The ‘he said, she said’ gabby Away We Go could very well be viewed as a comedic alternative to director Sam Mendes’ radically darker Revolutionary Road. Or maybe just a way for the filmmaker with daydreamer wanderlust tendencies, to wind down from that recent claustrophobic morbid venture into suburban family values, twisted and otherwise.
Based on the screenplay by Dave Eggers and Vendela Vida, this likewise intended matrimonial road movie unfortunately sends out negative vibes before the cinematic journey even begins. Verona (an uncharacteristically glum Maya Rudolph) and Burt (John Krasinski) are a likeable enough interracial couple currently caught by surprise in the metaphorical noose of expectant surprise parenthood, and while also on the brink of turning a corner age-wise into the big 40.
Though likeability in this case does tend to stop at the too much information bedroom door. For instance, do we really need to know during the opening scene of this movie that Burt has a unique talent for detecting flavor variations of female crotches over time?
In any case, the rather immature couple who seem to be commitment challenged in life beyond their loyalty to one another, make an impulsive decision to drop everything and embark on a cross-country search for roots somewhere or other, and a place to nest among a dubious menu of family and old friends. The potential selections on hand to call home, as Verona’s pregancy progresses along the way, by contrast dwindle sharply into an unpalatable, ever exceedingly short list.

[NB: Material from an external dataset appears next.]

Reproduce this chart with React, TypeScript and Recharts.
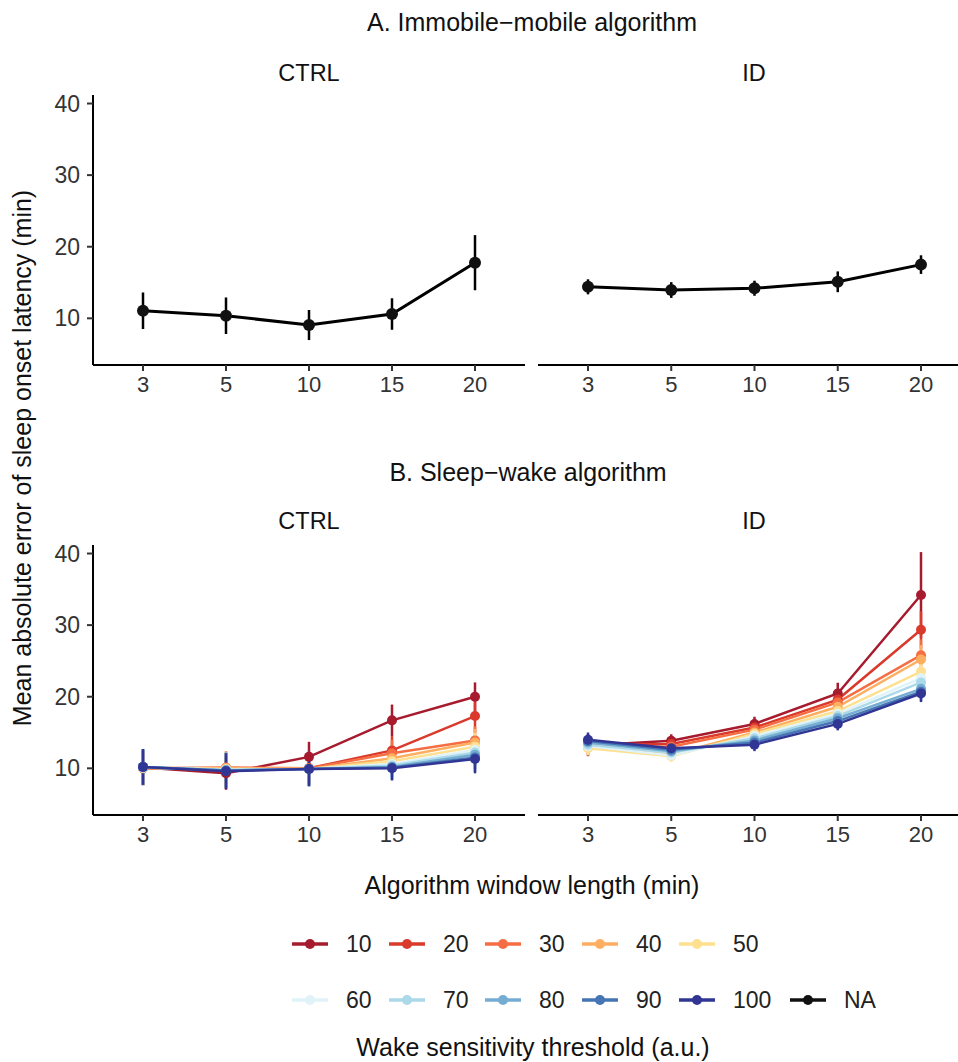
import React from "react";
import { LineChart, Line, XAxis, YAxis, ErrorBar } from "recharts";

// x categories (algorithm window length, min)
const windows = ["3", "5", "10", "15", "20"];

// A. Immobile-mobile algorithm
const immobileCtrl = [11.06, 10.36, 9.06, 10.6, 17.77];
const immobileCtrlErr = [2.55, 2.55, 2.1, 2.2, 3.85];
const immobileId = [14.4, 13.95, 14.2, 15.1, 17.5];
const immobileIdErr = [1.05, 1.1, 1.05, 1.45, 1.3];

// B. Sleep-wake algorithm, one row per wake sensitivity threshold
const thresholds = ["10", "20", "30", "40", "50", "60", "70", "80", "90", "100"];
const thresholdColors = [
  "#a61b2d", "#d93a2b", "#f46d43", "#fdae61", "#fee090",
  "#e0f3f8", "#abd9e9", "#74add1", "#4575b4", "#313695",
];

const sleepWakeCtrl = [
  [10.1, 9.3, 11.6, 16.7, 20.0],
  [10.0, 9.8, 10.0, 12.5, 17.3],
  [10.0, 10.1, 10.0, 12.1, 13.9],
  [10.0, 10.0, 9.9, 11.4, 13.6],
  [10.1, 9.9, 9.9, 11.0, 13.0],
  [10.1, 9.8, 9.9, 10.6, 12.6],
  [10.1, 9.8, 9.9, 10.4, 12.2],
  [10.2, 9.7, 9.9, 10.2, 11.9],
  [10.2, 9.7, 9.9, 10.1, 11.5],
  [10.2, 9.6, 9.9, 10.0, 11.3],
];
const sleepWakeCtrlErr = [
  [2.4, 2.3, 2.1, 2.2, 2.0],
  [2.4, 2.3, 2.2, 2.0, 2.3],
  [2.4, 2.3, 2.2, 1.9, 2.0],
  [2.4, 2.3, 2.3, 1.8, 1.9],
  [2.4, 2.4, 2.3, 1.8, 1.9],
  [2.5, 2.4, 2.3, 1.8, 1.9],
  [2.5, 2.4, 2.3, 1.7, 1.9],
  [2.5, 2.4, 2.4, 1.7, 2.0],
  [2.5, 2.5, 2.4, 1.7, 2.0],
  [2.5, 2.5, 2.4, 1.7, 2.0],
];

const sleepWakeId = [
  [13.2, 13.85, 16.2, 20.45, 34.2],
  [13.3, 13.4, 15.7, 19.6, 29.35],
  [13.1, 13.0, 15.4, 19.2, 25.8],
  [12.9, 11.9, 15.0, 18.6, 25.2],
  [12.8, 11.7, 14.8, 18.0, 23.5],
  [13.1, 11.8, 14.5, 17.6, 22.6],
  [13.3, 12.2, 14.2, 17.3, 22.0],
  [13.6, 12.4, 13.9, 17.0, 21.1],
  [13.8, 12.6, 13.6, 16.6, 20.7],
  [14.0, 12.8, 13.3, 16.2, 20.45],
];
const sleepWakeIdErr = [
  [1.5, 0.9, 1.0, 1.5, 6.0],
  [1.2, 0.9, 1.0, 1.3, 2.6],
  [1.1, 0.9, 0.9, 1.2, 2.2],
  [1.0, 0.8, 0.9, 1.1, 2.0],
  [1.0, 0.8, 0.9, 1.0, 1.8],
  [1.0, 0.8, 0.9, 1.0, 1.6],
  [1.0, 0.8, 0.9, 1.0, 1.4],
  [1.0, 0.8, 0.9, 0.9, 1.3],
  [1.0, 0.8, 0.9, 0.9, 1.2],
  [1.0, 0.8, 0.9, 0.9, 1.2],
];

const yTicks = [10, 20, 30, 40];
const yDomain: [number, number] = [3.48, 41.19];

const FONT = "'Liberation Sans', Arial, Helvetica, sans-serif";
const xTickStyle = { fill: "#333", fontSize: 22 };
const yTickStyle = { fill: "#333", fontSize: 23 };

function buildSingle(values: number[], errs: number[]) {
  return windows.map((w, i) => ({ w, v: values[i], e: errs[i] }));
}

function buildMulti(values: number[][], errs: number[][]) {
  return windows.map((w, i) => {
    const row: Record<string, any> = { w };
    thresholds.forEach((t, k) => {
      row["t" + t] = values[k][i];
      row["e" + t] = errs[k][i];
    });
    return row;
  });
}

type PanelProps = {
  data: any[];
  left: number;
  top: number;
  showY: boolean;
  children: React.ReactNode;
};

const Panel = ({ data, left, top, showY, children }: PanelProps) => {
  const width = showY ? 530 : 438;
  return (
    <div style={{ position: "absolute", left, top }}>
      <LineChart
        width={width}
        height={320}
        data={data}
        margin={{ top: 15, right: 5, bottom: 0, left: 0 }}
      >
        <XAxis
          dataKey="w"
          type="category"
          padding={{ left: 50, right: 50 }}
          axisLine={{ stroke: "#000", strokeWidth: 2 }}
          tickLine={{ stroke: "#333", strokeWidth: 2 }}
          tickSize={6}
          tickMargin={5}
          tick={xTickStyle}
          height={35}
          interval={0}
        />
        <YAxis
          hide={!showY}
          width={93}
          domain={yDomain}
          allowDataOverflow
          ticks={yTicks}
          axisLine={{ stroke: "#000", strokeWidth: 2 }}
          tickLine={{ stroke: "#333", strokeWidth: 2 }}
          tickSize={6}
          tickMargin={7}
          tick={yTickStyle}
        />
        {children}
      </LineChart>
    </div>
  );
};

const blackLine = (
  <Line
    dataKey="v"
    type="linear"
    stroke="#000"
    strokeWidth={3}
    dot={{ r: 6, fill: "#111", stroke: "#111", strokeWidth: 0 }}
    activeDot={false}
    isAnimationActive={false}
  >
    <ErrorBar dataKey="e" direction="y" width={0} stroke="#000" strokeWidth={2.5} isAnimationActive={false} />
  </Line>
);

const colourLines = thresholds.map((t, k) => (
  <Line
    key={t}
    dataKey={"t" + t}
    type="linear"
    stroke={thresholdColors[k]}
    strokeWidth={2.5}
    dot={{ r: 5, fill: thresholdColors[k], stroke: thresholdColors[k], strokeWidth: 0 }}
    activeDot={false}
    isAnimationActive={false}
  >
    <ErrorBar
      dataKey={"e" + t}
      direction="y"
      width={0}
      stroke={thresholdColors[k]}
      strokeWidth={2.5}
      isAnimationActive={false}
    />
  </Line>
));

const Text = ({ x, y, size, children, rotate }: any) => (
  <div
    style={{
      position: "absolute",
      left: x,
      top: y,
      transform: `translate(-50%, -50%)${rotate ? " rotate(-90deg)" : ""}`,
      fontSize: size,
      color: "#111",
      whiteSpace: "nowrap",
    }}
  >
    {children}
  </div>
);

const LegendItem = ({ x, y, color, label }: any) => (
  <div style={{ position: "absolute", left: x, top: y - 14, height: 28, display: "flex", alignItems: "center" }}>
    <svg width={36} height={28}>
      <line x1={0} y1={14} x2={36} y2={14} stroke={color} strokeWidth={3.5} />
      <circle cx={18} cy={14} r={5} fill={color} />
    </svg>
    <span style={{ marginLeft: 18, fontSize: 23, color: "#222" }}>{label}</span>
  </div>
);

export default function App() {
  const ctrlA = buildSingle(immobileCtrl, immobileCtrlErr);
  const idA = buildSingle(immobileId, immobileIdErr);
  const ctrlB = buildMulti(sleepWakeCtrl, sleepWakeCtrlErr);
  const idB = buildMulti(sleepWakeId, sleepWakeIdErr);

  const legendX = [292, 389, 485, 582, 679];

  return (
    <div
      style={{
        position: "absolute",
        left: 0,
        top: 0,
        width: 958,
        height: 1062,
        overflow: "hidden",
        background: "#fff",
        fontFamily: FONT,
      }}
    >
      <Text x={532} y={22} size={25}>A. Immobile−mobile algorithm</Text>
      <Text x={309} y={73} size={23.5}>CTRL</Text>
      <Text x={754} y={73} size={23.5}>ID</Text>
      <Panel data={ctrlA} left={0} top={80} showY>{blackLine}</Panel>
      <Panel data={idA} left={538} top={80} showY={false}>{blackLine}</Panel>

      <Text x={528} y={472} size={25}>B. Sleep−wake algorithm</Text>
      <Text x={309} y={521} size={23.5}>CTRL</Text>
      <Text x={754} y={521} size={23.5}>ID</Text>
      <Panel data={ctrlB} left={0} top={530} showY>{colourLines}</Panel>
      <Panel data={idB} left={538} top={530} showY={false}>{colourLines}</Panel>

      <Text x={22} y={458} size={25} rotate>
        Mean absolute error of sleep onset latency (min)
      </Text>
      <Text x={532} y={885} size={25}>Algorithm window length (min)</Text>

      {thresholds.slice(0, 5).map((t, k) => (
        <LegendItem key={t} x={legendX[k]} y={944} color={thresholdColors[k]} label={t} />
      ))}
      {thresholds.slice(5).map((t, k) => (
        <LegendItem key={t} x={legendX[k]} y={1000} color={thresholdColors[k + 5]} label={t} />
      ))}
      <LegendItem x={790} y={1000} color="#111" label="NA" />
      <Text x={533} y={1047} size={25}>Wake sensitivity threshold (a.u.)</Text>
    </div>
  );
}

First there are Burt’s egotistical boomer parents (Jeff Daniels and Catherine O’Hara), who decide at this inopportune moment for the expectant pair, to skip the country on a journey of discovery of their own, while boorishly wondering out loud just how black this baby is going to be. Still later it’s off to Wisconsin, and Burt’s brash New Age cousin (Maggie Gyllenhaal) who insists that having sex in front of children is essential to their emotional development. Other ill-advised pit stops find the equally bad parenting of likely traumatized kids to be funny, or infertility elsewhere as a source of obsessive nagging neurosis.
Away We Go may either encourage skipping parenthood altogether for those who haven’t quite made up their minds yet, or leave a kind of pro-isolationist impression that the grass is always greener on one’s own side of the picket fence. In any case, Away We Go in the opposite direction of the movie theater in question, is recommended.